In a talk about remote team cultures and remote work, Elaine Zelby, Director of Growth at SignalFire, shared a number of toolkits and companies working on remote collaboration tools that you might not have heard of. Here are a few resources to add to your arsenal of remote tools:
- Remote Work Toolkit
- UX Research Tools
- Twist: Remote Teamwork Platform
- There Team: Tool for Remote Teams
2. Build rituals that encourage a sense of community across generations.
Create new team rituals that build bridges across generations at the company while everyone is physically apart. What are sensible substitutes for water cooler conversations at your company, where social connection is organically fostered across team members who wouldn’t typically cross paths on a daily basis?
At Key Lime, we have started Tequila Tuesdays as a form of virtual happy hour, where we bring drinks and talk about all things unrelated to work, from aspirations for time travel to stories about wild encounters. For those who need to tend to young children at the end of their day, we also have mid-day Cafecito Breaks, which we’ve renamed to Shao-fecito Breaks in honor of our team member, Shao-Yu, Key Lime’s own expert cafecito barista, and research associate. These remote rituals have helped ensure our employees continue to feel a sense of community across the company, and don’t feel siloed or isolated within their project teams in a fully remote workplace. Think about remote rituals that would work for your team’s existing culture and traditions when it comes to building community and bridging generations of workers.
3. Don’t let mental wellness be that elephant in the room.
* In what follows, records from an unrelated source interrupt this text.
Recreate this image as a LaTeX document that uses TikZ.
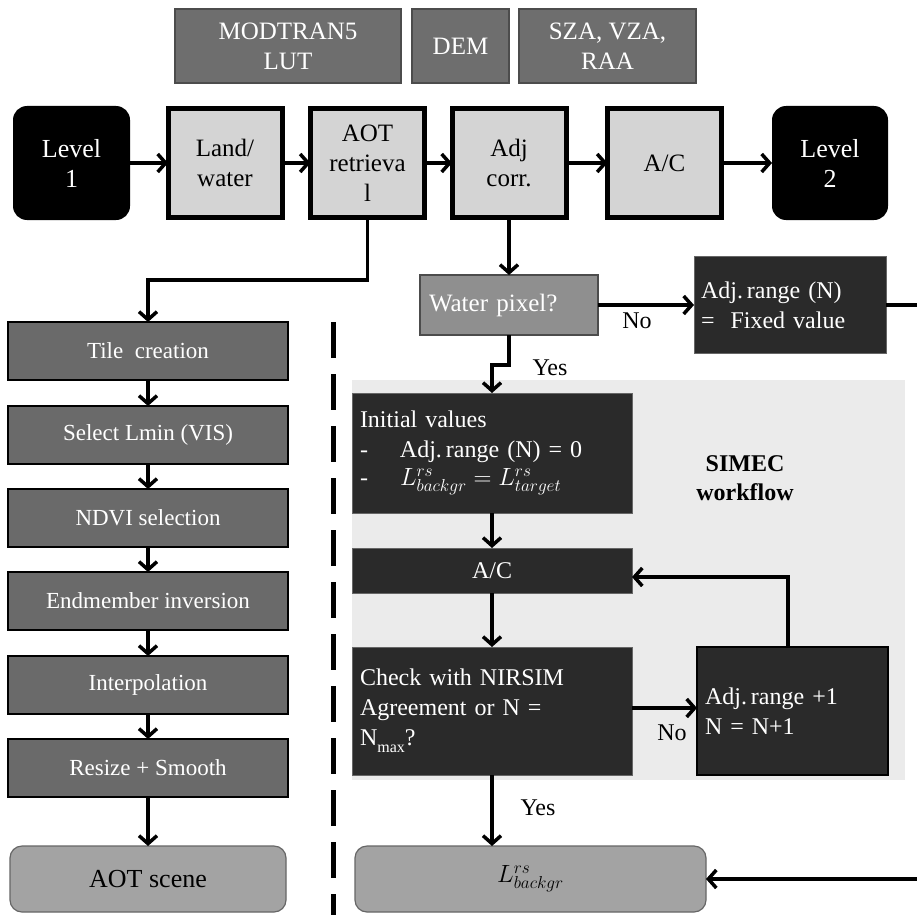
\documentclass[tikz,border=0pt]{standalone}
\usepackage{fontspec}
\setmainfont{Liberation Serif}
\usetikzlibrary{arrows.meta}
\definecolor{topgray}{HTML}{6E6E6E}
\definecolor{colgray}{HTML}{6A6A6A}
\definecolor{lightbox}{HTML}{D4D4D4}
\definecolor{darkbox}{HTML}{2A2A2A}
\definecolor{watergray}{HTML}{8F8F8F}
\definecolor{roundgray}{HTML}{A3A3A3}
\definecolor{panel}{HTML}{EBEBEB}
\begin{document}
\begin{tikzpicture}[x=1pt,y=-1pt,
  every node/.style={inner sep=0pt, outer sep=0pt},
  topbox/.style={draw=black!70, line width=1.2pt, fill=topgray, text=white, align=center, font=\fontsize{25}{30}\selectfont, minimum height=74pt},
  endbox/.style={fill=black, rounded corners=14pt, text=white, align=center, font=\fontsize{26}{30}\selectfont, minimum width=117pt, minimum height=114pt},
  procbox/.style={draw=black, line width=5pt, fill=lightbox, align=center, font=\fontsize{25}{30}\selectfont, minimum width=114pt, minimum height=109pt},
  colbox/.style={draw=black, line width=1.5pt, fill=colgray, text=white, align=center, font=\fontsize{23}{26}\selectfont, minimum width=280pt, minimum height=58pt},
  darkbox/.style={draw=black!60, line width=1pt, fill=darkbox, text=white, align=left, font=\fontsize{24}{30}\selectfont},
  roundbox/.style={draw=black!60, line width=1.2pt, fill=roundgray, rounded corners=12pt, align=center, minimum height=66pt},
  lbl/.style={font=\fontsize{24}{26}\selectfont},
  arr/.style={line width=3.5pt, -{Straight Barb[length=8pt,width=18pt]}},
  ln/.style={line width=3.5pt}
]
\useasboundingbox (0,0) rectangle (917,915);
% panel
\fill[panel] (352,380) rectangle (905,780);
% top inputs
\node[topbox, minimum width=226pt] (mod) at (288,46) {MODTRAN5\\LUT};
\node[topbox, minimum width=97pt] (dem) at (460.5,46) {DEM};
\node[topbox, minimum width=177pt] (sza) at (607.5,46) {SZA, VZA,\\RAA};
% main row
\node[endbox] (l1) at (71.5,163) {Level\\1};
\node[procbox] (land) at (225,163) {Land/\\water};
\node[procbox] (aot) at (367.5,163) {AOT\\retrieva\\l};
\node[procbox] (adj) at (509,163) {Adj\\corr.};
\node[procbox] (ac) at (664.5,163) {A/C};
\node[endbox, minimum width=116pt] (l2) at (830,163) {Level\\2};
\draw[arr] (l1) -- (land);
\draw[arr] (land) -- (aot);
\draw[arr] (aot) -- (adj);
\draw[arr] (adj) -- (ac);
\draw[arr] (ac) -- (l2);
% left column
\node[colbox] (tile) at (148,351) {Tile\ \ creation};
\node[colbox] (lmin) at (148,435) {Select Lmin (VIS)};
\node[colbox] (ndvi) at (148,518) {NDVI selection};
\node[colbox] (endm) at (148,601) {Endmember inversion};
\node[colbox] (interp) at (148,685) {Interpolation};
\node[colbox] (resize) at (148,768) {Resize + Smooth};
\node[roundbox, minimum width=276pt, font=\fontsize{26}{28}\selectfont] (aotsc) at (148,879) {AOT scene};
\coordinate (c1) at (367.5,280);
\coordinate (c2) at (148,280);
\draw[arr] (aot.south) -- (c1) -- (c2) -- (tile.north);
\draw[arr] (tile) -- (lmin);
\draw[arr] (lmin) -- (ndvi);
\draw[arr] (ndvi) -- (endm);
\draw[arr] (endm) -- (interp);
\draw[arr] (interp) -- (resize);
\draw[arr] (resize) -- (aotsc);
% dashed divider
\draw[line width=5pt, dash pattern=on 36pt off 16pt] (333,322) -- (333,915);
% right branch
\node[draw=black!70, line width=1.2pt, fill=watergray, text=white, minimum width=178pt, minimum height=60pt, text width=160pt, inner xsep=9pt, align=left, font=\fontsize{25}{28}\selectfont] (water) at (509,305) {Water pixel?};
\draw[arr] (adj.south) -- (water.north);
\node[darkbox, minimum width=192pt, minimum height=97pt, text width=178pt, inner xsep=7pt] (adjn) at (790,305) {Adj.\,range (N)\\=\ \ Fixed value};
\draw[arr] (water.east) -- (adjn.west);
\node[lbl] (no1) at (637,321) {No};
\coordinate (e1) at (917,305);
\draw[ln] (adjn.east) -- (e1);
% SIMEC
\node[darkbox, minimum width=280pt, minimum height=120pt, text width=264pt, inner xsep=8pt] (init) at (492,453) {Initial values\\\makebox[40pt][l]{-}Adj.\,range (N) = 0\\[-2pt]\makebox[40pt][l]{-}$L^{rs}_{backgr} = L^{rs}_{target}$};
\coordinate (y1) at (509,365);
\coordinate (y2) at (492,365);
\draw[arr] (water.south) -- (y1) -- (y2) -- (init.north);
\node[lbl] (yes1) at (550,368) {Yes};
\node[font=\fontsize{24}{29}\selectfont\bfseries, align=center] (simec) at (745,478) {SIMEC\\workflow};
\node[darkbox, minimum width=280pt, minimum height=45pt, align=center] (ac2) at (492,570.5) {A/C};
\draw[arr] (init) -- (ac2);
\node[darkbox, minimum width=280pt, minimum height=128pt, text width=264pt, inner xsep=8pt] (check) at (492,711) {Check with NIRSIM\\Agreement or N =\\N\raisebox{-7pt}{\fontsize{16}{16}\selectfont max}?};
\draw[arr] (ac2) -- (check);
\node[darkbox, minimum width=191pt, minimum height=128pt, text width=175pt, inner xsep=8pt, draw=black, line width=2pt] (inc) at (792.5,711) {Adj.\,range +1\\N = N+1};
\draw[arr] (check.east |- 0,708) -- (inc.west |- 0,708);
\node[lbl] (no2) at (672,733) {No};
\coordinate (r1) at (788,577);
\draw[arr] (inc.north -| r1) -- (r1) -- (ac2.east |- r1);
\node[roundbox, minimum width=351pt, font=\fontsize{25}{28}\selectfont] (lbox) at (530.5,879) {$L^{rs}_{backgr}$};
\draw[arr] (check.south) -- (check.south |- lbox.north);
\node[lbl] (yes2) at (538,808) {Yes};
\coordinate (e2) at (917,879);
\draw[arr] (e2) -- (lbox.east);
\end{tikzpicture}
\end{document}
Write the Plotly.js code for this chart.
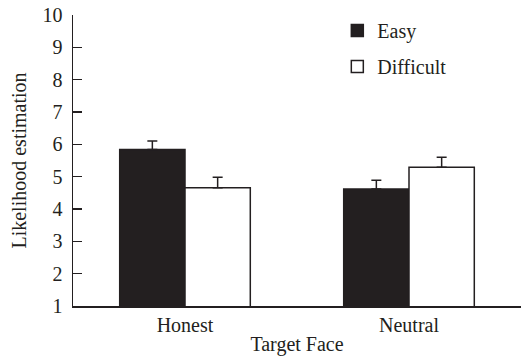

Times of transition can be a stressful human experience. Let employees know that you recognize and acknowledge this reality, and create ways to support mental wellness at the company, whether that is sharing resources from expert counsel or creating rituals inside the workplace that support mental wellness. A sense of solidarity is key to showing that you are all in this together.
In his recent talk, MIT Professor Alex Pentland, who leads the MIT Trust Data Alliance specializing in running analytics for organizations around the world, says, “Mental health needs informal communications. It requires two-way, useful social interaction.” He suggests considering ways to create rewards and social incentives for team members to help one another because it’s the frequency of two-way interactions that helps to build trust between team members to go that extra mile for one other. This then helps drive better decisions, better outcomes, and higher productivity across a team. He continues, “Make sure everybody is heard and engaged. Encourage peer-to-peer support networks rather than top-down support networks.” He gives the example of on-demand emotional support resources like Ginger.io that companies like Boeing have given it to all of their employees. Be proactive in acknowledging the importance of your team’s mental wellness from the get-go, especially when moving to fully remote work environments, because research shows it affects your bottom line.
4. Time to experiment with Virtual Reality.
At a time when remote becomes reality, look towards social extended reality or Social XR. Social XR is the hybridization of a simulated virtual environment or experience with real-time multi-user communication being a core utilization. At Key Lime, our team of emerging technology experts in XR and Voice Tech have been experimenting with different ways to integrate new Social XR solutions into our weekly meetings. In the past month, we’ve tested over 5 different virtual meeting solutions in Social XR with different levels of avatar configurations and different types of real-time collaboration tools and meeting controls. How do you see your team making use of Social XR tools as part of the future of remote work?
5. Create new rituals. Think outside the box.
Actively designing your new normal requires thinking outside the box. At Key Lime, we’ve made the process of creating new team rituals and traditions a collaborative effort between leadership, HR, our director of culture, and a committee of team members passionate about helping to promote culture within the company. We use design thinking techniques to tackle business and team growth challenges every year. True to our nature as design researchers, we couple every implementation cycle with success metrics tying back to company objectives, from engagement to growth. Then iterate, enhance, and optimize! What is your team doing to ensure you think outside the box when designing your new normal? How are you measuring the success of each new company ritual or tradition?